--- Stated exercise ---
Determine the number of lines in these entries that hold the word "Python". Give the number and nothing more.

--- Collected data entries ---
[start]

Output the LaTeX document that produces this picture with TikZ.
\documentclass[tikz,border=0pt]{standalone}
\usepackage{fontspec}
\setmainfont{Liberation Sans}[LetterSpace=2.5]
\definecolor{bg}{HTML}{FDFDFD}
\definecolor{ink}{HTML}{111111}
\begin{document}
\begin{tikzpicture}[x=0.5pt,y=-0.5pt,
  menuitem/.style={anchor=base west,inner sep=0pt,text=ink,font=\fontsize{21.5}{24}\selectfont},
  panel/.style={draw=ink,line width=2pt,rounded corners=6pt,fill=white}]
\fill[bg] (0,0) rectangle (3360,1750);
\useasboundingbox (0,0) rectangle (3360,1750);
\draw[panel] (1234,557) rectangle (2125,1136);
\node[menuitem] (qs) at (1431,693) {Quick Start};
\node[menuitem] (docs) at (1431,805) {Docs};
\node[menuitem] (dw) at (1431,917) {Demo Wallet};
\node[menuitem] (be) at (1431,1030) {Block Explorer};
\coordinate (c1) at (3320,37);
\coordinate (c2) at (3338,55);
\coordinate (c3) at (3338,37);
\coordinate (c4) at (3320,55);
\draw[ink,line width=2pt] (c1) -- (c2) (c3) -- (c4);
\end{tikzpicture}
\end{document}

[end]
[start]

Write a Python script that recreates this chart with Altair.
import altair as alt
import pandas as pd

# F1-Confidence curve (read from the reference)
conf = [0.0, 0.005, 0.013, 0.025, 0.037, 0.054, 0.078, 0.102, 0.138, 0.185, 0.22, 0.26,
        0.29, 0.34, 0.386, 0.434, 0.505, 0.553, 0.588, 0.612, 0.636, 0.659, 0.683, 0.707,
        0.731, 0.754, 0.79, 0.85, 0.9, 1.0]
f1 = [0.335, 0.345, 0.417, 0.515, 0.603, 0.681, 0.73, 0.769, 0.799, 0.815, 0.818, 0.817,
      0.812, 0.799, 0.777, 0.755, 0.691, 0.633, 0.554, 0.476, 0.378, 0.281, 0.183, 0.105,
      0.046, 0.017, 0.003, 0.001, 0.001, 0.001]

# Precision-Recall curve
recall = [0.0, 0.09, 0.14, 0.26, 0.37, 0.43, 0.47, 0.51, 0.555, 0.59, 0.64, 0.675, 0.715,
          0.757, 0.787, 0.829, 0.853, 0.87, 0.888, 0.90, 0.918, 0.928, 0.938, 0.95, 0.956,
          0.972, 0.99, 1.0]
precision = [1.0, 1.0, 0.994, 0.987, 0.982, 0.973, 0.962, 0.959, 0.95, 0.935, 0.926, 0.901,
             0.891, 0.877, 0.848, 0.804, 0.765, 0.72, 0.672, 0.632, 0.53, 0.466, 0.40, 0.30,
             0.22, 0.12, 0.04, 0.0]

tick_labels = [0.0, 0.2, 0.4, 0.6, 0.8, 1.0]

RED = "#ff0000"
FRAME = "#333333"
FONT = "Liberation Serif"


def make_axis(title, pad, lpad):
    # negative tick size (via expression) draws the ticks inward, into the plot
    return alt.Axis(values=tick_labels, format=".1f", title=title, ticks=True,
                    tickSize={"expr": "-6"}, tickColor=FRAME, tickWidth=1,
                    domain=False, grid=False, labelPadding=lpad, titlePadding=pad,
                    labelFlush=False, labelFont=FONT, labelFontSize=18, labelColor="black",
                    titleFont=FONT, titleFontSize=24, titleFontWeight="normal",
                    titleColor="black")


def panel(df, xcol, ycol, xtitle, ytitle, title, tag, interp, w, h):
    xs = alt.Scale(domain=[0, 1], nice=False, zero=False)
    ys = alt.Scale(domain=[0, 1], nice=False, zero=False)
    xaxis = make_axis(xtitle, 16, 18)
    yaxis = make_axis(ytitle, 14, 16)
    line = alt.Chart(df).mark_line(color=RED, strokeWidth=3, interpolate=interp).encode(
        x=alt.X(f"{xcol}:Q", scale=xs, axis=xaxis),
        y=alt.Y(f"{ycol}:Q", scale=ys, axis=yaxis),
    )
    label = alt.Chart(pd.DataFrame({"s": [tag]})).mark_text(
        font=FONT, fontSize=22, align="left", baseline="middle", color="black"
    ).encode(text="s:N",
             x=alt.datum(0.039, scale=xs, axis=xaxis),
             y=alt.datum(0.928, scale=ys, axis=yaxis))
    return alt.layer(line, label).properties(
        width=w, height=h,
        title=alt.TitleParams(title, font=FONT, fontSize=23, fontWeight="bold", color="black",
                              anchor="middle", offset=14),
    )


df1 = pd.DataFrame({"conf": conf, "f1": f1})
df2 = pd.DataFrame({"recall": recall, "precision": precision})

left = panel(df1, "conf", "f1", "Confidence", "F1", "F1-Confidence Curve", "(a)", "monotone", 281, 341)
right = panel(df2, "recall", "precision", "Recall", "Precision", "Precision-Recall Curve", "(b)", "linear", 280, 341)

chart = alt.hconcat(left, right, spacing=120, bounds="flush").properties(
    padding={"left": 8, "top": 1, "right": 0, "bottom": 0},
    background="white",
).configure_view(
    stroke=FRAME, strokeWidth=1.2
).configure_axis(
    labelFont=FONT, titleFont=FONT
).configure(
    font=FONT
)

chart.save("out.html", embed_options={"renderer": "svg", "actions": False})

[end]
[start]

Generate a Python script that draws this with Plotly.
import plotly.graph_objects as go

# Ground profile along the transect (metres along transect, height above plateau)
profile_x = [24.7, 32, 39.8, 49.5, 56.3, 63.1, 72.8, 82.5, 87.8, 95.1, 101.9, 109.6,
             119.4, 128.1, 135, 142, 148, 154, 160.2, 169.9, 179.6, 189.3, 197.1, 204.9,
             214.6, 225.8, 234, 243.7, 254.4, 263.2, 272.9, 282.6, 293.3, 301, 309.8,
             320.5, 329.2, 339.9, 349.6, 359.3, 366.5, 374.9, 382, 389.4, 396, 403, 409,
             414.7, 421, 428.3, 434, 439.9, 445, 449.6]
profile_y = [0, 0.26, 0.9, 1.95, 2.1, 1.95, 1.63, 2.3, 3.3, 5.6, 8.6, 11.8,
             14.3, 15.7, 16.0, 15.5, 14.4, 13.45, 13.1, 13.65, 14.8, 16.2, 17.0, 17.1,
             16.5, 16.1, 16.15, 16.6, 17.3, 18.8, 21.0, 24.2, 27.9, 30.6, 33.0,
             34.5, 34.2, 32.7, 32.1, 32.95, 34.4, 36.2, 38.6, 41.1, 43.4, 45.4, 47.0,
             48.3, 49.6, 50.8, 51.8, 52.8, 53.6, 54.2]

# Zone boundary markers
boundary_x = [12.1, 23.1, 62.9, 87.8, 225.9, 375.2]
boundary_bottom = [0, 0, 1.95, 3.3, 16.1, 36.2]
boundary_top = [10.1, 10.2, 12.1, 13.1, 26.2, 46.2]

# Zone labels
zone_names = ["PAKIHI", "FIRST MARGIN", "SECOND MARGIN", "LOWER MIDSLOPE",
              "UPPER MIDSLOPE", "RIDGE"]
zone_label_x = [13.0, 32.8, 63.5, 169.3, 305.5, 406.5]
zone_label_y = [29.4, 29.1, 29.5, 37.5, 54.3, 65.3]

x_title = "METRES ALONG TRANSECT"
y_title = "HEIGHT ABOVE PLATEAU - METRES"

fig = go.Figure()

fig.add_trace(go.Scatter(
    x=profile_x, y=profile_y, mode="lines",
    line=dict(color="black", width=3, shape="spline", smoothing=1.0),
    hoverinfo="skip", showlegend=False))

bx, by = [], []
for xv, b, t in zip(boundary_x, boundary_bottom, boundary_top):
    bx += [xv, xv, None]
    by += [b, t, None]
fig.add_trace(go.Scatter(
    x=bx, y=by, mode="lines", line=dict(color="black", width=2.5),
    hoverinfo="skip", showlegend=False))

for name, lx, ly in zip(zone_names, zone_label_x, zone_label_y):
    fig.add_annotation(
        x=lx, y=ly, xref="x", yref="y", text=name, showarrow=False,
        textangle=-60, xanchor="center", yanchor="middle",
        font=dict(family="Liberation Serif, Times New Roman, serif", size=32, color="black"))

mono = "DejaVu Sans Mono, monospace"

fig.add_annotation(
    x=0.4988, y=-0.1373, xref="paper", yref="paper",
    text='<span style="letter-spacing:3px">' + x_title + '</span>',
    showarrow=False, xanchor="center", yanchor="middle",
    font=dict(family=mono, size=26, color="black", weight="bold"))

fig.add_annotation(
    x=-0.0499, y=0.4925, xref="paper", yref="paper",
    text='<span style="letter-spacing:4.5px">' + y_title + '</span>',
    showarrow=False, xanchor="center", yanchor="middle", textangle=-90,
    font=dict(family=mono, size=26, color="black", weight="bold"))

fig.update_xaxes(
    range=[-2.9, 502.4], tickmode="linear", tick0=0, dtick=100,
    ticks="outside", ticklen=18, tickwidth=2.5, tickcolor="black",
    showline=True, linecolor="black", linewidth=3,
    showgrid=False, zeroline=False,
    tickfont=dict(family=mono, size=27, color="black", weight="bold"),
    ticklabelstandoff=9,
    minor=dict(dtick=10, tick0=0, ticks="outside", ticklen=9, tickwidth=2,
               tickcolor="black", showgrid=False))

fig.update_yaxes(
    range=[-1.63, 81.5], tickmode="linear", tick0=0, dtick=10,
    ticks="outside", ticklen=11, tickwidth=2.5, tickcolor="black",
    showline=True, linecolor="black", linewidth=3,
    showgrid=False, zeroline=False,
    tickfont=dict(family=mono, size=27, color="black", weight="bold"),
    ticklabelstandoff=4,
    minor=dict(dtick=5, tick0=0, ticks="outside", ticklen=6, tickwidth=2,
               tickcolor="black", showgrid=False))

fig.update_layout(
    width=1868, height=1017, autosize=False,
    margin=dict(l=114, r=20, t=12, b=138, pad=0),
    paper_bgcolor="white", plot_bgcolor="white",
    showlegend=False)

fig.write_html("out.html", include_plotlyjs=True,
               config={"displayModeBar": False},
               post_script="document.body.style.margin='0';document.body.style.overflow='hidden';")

[end]

--- Problem solution ---
2